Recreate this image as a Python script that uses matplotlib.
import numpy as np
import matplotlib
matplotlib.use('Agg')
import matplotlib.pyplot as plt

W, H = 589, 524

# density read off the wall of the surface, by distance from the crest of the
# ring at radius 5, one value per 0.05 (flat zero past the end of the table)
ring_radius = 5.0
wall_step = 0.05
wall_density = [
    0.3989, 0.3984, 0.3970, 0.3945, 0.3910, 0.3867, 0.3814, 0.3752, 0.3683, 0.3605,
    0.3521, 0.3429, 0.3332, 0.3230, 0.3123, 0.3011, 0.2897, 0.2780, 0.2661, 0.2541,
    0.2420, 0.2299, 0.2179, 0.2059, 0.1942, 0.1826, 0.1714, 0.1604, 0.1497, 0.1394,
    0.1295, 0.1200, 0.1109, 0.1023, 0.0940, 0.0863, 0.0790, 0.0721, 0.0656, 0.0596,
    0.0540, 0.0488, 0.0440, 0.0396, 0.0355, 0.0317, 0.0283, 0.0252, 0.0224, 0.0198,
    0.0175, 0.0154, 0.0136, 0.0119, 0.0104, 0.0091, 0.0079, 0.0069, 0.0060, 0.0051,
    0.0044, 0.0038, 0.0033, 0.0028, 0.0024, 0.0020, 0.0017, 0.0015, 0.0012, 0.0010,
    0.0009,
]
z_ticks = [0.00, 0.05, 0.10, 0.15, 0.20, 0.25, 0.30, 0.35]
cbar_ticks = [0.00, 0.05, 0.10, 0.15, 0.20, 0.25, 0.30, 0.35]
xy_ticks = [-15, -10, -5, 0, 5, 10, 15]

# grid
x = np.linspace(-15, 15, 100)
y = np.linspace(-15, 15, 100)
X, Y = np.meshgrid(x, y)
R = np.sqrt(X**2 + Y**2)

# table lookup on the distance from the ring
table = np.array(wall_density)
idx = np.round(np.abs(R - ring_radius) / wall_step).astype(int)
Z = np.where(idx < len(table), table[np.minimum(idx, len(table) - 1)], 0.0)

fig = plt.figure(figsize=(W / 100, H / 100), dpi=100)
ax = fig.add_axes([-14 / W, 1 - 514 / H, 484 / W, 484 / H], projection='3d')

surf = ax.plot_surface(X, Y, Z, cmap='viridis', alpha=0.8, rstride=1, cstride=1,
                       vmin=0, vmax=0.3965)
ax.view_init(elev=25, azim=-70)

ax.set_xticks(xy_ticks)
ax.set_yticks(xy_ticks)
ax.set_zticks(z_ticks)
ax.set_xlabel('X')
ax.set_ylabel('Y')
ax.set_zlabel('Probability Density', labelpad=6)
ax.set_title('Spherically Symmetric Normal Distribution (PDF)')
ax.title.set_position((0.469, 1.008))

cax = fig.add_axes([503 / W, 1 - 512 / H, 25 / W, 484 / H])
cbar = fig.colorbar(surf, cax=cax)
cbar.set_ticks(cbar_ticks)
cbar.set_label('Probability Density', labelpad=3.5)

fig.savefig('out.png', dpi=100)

---

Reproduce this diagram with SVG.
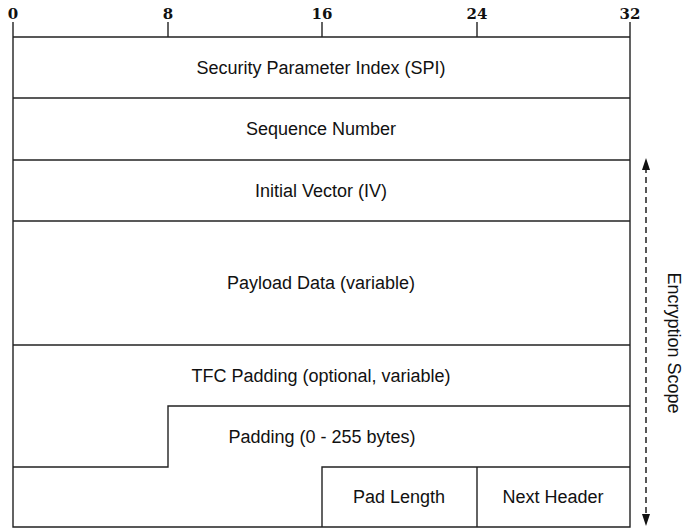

--

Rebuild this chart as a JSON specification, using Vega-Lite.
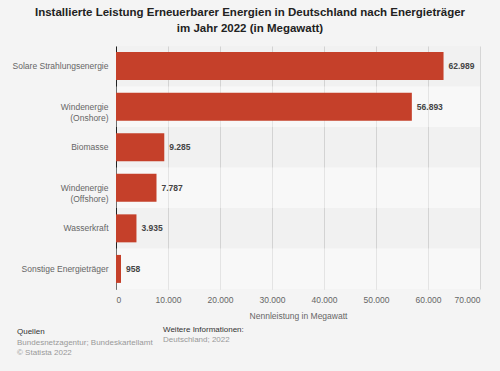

→ **Exercise prompt**: Return verbatim the lines that run from the line containing "Recreate this image" through the line containing "W, H = 589, 524", inclusive.

→ **The reply**:
Recreate this image as a Python script that uses matplotlib.
import numpy as np
import matplotlib
matplotlib.use('Agg')
import matplotlib.pyplot as plt

W, H = 589, 524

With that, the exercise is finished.